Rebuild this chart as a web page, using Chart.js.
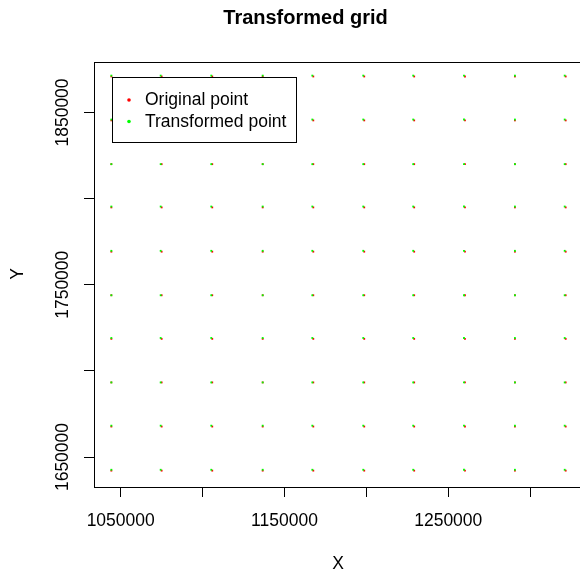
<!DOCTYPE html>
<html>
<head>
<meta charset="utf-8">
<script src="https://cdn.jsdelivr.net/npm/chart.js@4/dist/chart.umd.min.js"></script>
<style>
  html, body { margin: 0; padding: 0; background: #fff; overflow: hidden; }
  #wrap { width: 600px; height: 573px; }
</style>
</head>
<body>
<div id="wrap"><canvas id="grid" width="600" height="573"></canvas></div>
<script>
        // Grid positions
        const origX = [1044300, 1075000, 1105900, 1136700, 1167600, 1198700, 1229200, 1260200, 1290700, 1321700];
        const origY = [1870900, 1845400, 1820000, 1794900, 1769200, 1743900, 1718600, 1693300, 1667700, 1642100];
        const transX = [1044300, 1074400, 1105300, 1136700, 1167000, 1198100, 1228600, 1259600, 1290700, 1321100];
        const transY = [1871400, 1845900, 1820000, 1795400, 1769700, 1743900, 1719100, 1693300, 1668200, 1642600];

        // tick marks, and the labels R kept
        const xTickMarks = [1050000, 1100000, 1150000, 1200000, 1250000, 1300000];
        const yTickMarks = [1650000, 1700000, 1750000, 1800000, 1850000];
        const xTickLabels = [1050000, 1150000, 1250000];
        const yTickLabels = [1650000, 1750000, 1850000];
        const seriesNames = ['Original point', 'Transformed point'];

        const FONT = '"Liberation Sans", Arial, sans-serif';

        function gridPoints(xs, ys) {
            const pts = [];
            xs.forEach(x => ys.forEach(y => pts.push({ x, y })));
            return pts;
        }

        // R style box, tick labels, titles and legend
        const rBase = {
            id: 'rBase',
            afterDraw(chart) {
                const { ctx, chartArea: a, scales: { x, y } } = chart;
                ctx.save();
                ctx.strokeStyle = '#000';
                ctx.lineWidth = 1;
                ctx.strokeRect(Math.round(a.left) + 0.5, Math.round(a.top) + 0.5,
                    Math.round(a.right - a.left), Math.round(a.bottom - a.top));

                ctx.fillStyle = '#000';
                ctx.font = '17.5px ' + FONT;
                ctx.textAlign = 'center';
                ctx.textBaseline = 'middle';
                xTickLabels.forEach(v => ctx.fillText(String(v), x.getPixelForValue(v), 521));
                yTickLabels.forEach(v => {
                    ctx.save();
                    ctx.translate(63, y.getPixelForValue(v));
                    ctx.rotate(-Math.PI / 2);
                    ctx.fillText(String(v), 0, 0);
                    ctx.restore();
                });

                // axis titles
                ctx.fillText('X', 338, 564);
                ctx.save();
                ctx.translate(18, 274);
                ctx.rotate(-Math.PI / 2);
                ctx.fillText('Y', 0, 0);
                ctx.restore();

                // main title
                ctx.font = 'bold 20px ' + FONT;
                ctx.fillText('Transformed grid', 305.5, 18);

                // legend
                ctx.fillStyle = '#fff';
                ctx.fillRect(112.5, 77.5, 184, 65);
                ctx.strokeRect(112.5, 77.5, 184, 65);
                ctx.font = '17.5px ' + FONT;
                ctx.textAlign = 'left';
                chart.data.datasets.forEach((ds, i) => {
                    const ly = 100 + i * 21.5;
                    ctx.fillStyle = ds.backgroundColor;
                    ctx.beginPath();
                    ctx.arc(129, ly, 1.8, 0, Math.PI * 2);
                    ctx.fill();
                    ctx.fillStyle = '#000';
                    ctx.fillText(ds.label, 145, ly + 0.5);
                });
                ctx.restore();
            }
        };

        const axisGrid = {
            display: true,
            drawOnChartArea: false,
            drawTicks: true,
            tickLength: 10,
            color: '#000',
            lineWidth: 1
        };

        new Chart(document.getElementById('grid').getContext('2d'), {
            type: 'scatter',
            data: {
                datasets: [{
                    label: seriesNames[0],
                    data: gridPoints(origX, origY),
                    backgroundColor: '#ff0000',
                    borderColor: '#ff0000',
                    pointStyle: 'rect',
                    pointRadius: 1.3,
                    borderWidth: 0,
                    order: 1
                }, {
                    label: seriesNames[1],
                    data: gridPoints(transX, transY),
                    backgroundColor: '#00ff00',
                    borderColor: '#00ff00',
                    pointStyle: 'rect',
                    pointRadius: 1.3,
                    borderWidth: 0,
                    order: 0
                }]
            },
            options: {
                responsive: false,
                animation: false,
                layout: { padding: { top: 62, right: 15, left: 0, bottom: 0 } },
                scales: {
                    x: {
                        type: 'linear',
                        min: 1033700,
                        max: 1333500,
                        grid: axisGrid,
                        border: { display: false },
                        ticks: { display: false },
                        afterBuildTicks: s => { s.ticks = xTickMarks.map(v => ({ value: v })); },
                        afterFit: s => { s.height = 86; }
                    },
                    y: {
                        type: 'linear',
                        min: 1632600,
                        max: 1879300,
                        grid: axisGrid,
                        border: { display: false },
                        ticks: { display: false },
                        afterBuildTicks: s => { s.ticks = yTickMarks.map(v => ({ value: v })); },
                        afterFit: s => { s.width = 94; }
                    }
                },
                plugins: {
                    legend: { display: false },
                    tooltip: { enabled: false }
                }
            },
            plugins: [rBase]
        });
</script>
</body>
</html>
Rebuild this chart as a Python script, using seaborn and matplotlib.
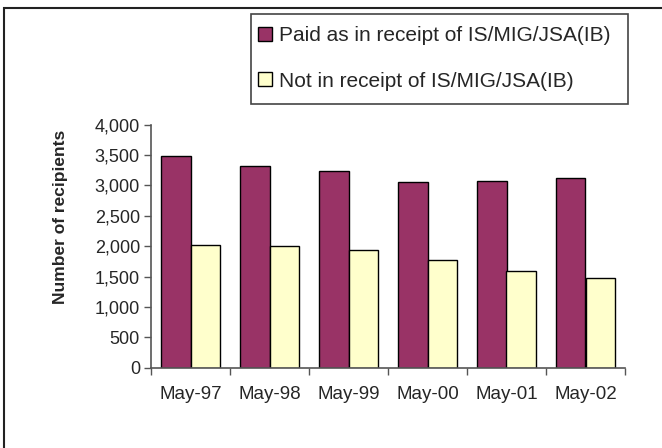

*Stated exercise:* Transcribe the records above exactly as they appear, leaving out any pictures.

*The response:*
Rebuild this chart as a web page, using Chart.js.
<!DOCTYPE html>
<html>
<head>
<meta charset="utf-8">
<script src="https://cdn.jsdelivr.net/npm/chart.js@4/dist/chart.umd.min.js"></script>
<style>
  html, body { margin: 0; padding: 0; background: #fff; overflow: hidden; }
  #wrap { width: 600px; height: 573px; }
</style>
</head>
<body>
<div id="wrap"><canvas id="grid" width="600" height="573"></canvas></div>
<script>
        // Grid positions
        const origX = [1044300, 1075000, 1105900, 1136700, 1167600, 1198700, 1229200, 1260200, 1290700, 1321700];
        const origY = [1870900, 1845400, 1820000, 1794900, 1769200, 1743900, 1718600, 1693300, 1667700, 1642100];
        const transX = [1044300, 1074400, 1105300, 1136700, 1167000, 1198100, 1228600, 1259600, 1290700, 1321100];
        const transY = [1871400, 1845900, 1820000, 1795400, 1769700, 1743900, 1719100, 1693300, 1668200, 1642600];

        // tick marks, and the labels R kept
        const xTickMarks = [1050000, 1100000, 1150000, 1200000, 1250000, 1300000];
        const yTickMarks = [1650000, 1700000, 1750000, 1800000, 1850000];
        const xTickLabels = [1050000, 1150000, 1250000];
        const yTickLabels = [1650000, 1750000, 1850000];
        const seriesNames = ['Original point', 'Transformed point'];

        const FONT = '"Liberation Sans", Arial, sans-serif';

        function gridPoints(xs, ys) {
            const pts = [];
            xs.forEach(x => ys.forEach(y => pts.push({ x, y })));
            return pts;
        }

        // R style box, tick labels, titles and legend
        const rBase = {
            id: 'rBase',
            afterDraw(chart) {
                const { ctx, chartArea: a, scales: { x, y } } = chart;
                ctx.save();
                ctx.strokeStyle = '#000';
                ctx.lineWidth = 1;
                ctx.strokeRect(Math.round(a.left) + 0.5, Math.round(a.top) + 0.5,
                    Math.round(a.right - a.left), Math.round(a.bottom - a.top));

                ctx.fillStyle = '#000';
                ctx.font = '17.5px ' + FONT;
                ctx.textAlign = 'center';
                ctx.textBaseline = 'middle';
                xTickLabels.forEach(v => ctx.fillText(String(v), x.getPixelForValue(v), 521));
                yTickLabels.forEach(v => {
                    ctx.save();
                    ctx.translate(63, y.getPixelForValue(v));
                    ctx.rotate(-Math.PI / 2);
                    ctx.fillText(String(v), 0, 0);
                    ctx.restore();
                });

                // axis titles
                ctx.fillText('X', 338, 564);
                ctx.save();
                ctx.translate(18, 274);
                ctx.rotate(-Math.PI / 2);
                ctx.fillText('Y', 0, 0);
                ctx.restore();

                // main title
                ctx.font = 'bold 20px ' + FONT;
                ctx.fillText('Transformed grid', 305.5, 18);

                // legend
                ctx.fillStyle = '#fff';
                ctx.fillRect(112.5, 77.5, 184, 65);
                ctx.strokeRect(112.5, 77.5, 184, 65);
                ctx.font = '17.5px ' + FONT;
                ctx.textAlign = 'left';
                chart.data.datasets.forEach((ds, i) => {
                    const ly = 100 + i * 21.5;
                    ctx.fillStyle = ds.backgroundColor;
                    ctx.beginPath();
                    ctx.arc(129, ly, 1.8, 0, Math.PI * 2);
                    ctx.fill();
                    ctx.fillStyle = '#000';
                    ctx.fillText(ds.label, 145, ly + 0.5);
                });
                ctx.restore();
            }
        };

        const axisGrid = {
            display: true,
            drawOnChartArea: false,
            drawTicks: true,
            tickLength: 10,
            color: '#000',
            lineWidth: 1
        };

        new Chart(document.getElementById('grid').getContext('2d'), {
            type: 'scatter',
            data: {
                datasets: [{
                    label: seriesNames[0],
                    data: gridPoints(origX, origY),
                    backgroundColor: '#ff0000',
                    borderColor: '#ff0000',
                    pointStyle: 'rect',
                    pointRadius: 1.3,
                    borderWidth: 0,
                    order: 1
                }, {
                    label: seriesNames[1],
                    data: gridPoints(transX, transY),
                    backgroundColor: '#00ff00',
                    borderColor: '#00ff00',
                    pointStyle: 'rect',
                    pointRadius: 1.3,
                    borderWidth: 0,
                    order: 0
                }]
            },
            options: {
                responsive: false,
                animation: false,
                layout: { padding: { top: 62, right: 15, left: 0, bottom: 0 } },
                scales: {
                    x: {
                        type: 'linear',
                        min: 1033700,
                        max: 1333500,
                        grid: axisGrid,
                        border: { display: false },
                        ticks: { display: false },
                        afterBuildTicks: s => { s.ticks = xTickMarks.map(v => ({ value: v })); },
                        afterFit: s => { s.height = 86; }
                    },
                    y: {
                        type: 'linear',
                        min: 1632600,
                        max: 1879300,
                        grid: axisGrid,
                        border: { display: false },
                        ticks: { display: false },
                        afterBuildTicks: s => { s.ticks = yTickMarks.map(v => ({ value: v })); },
                        afterFit: s => { s.width = 94; }
                    }
                },
                plugins: {
                    legend: { display: false },
                    tooltip: { enabled: false }
                }
            },
            plugins: [rBase]
        });
</script>
</body>
</html>
Rebuild this chart as a Python script, using seaborn and matplotlib.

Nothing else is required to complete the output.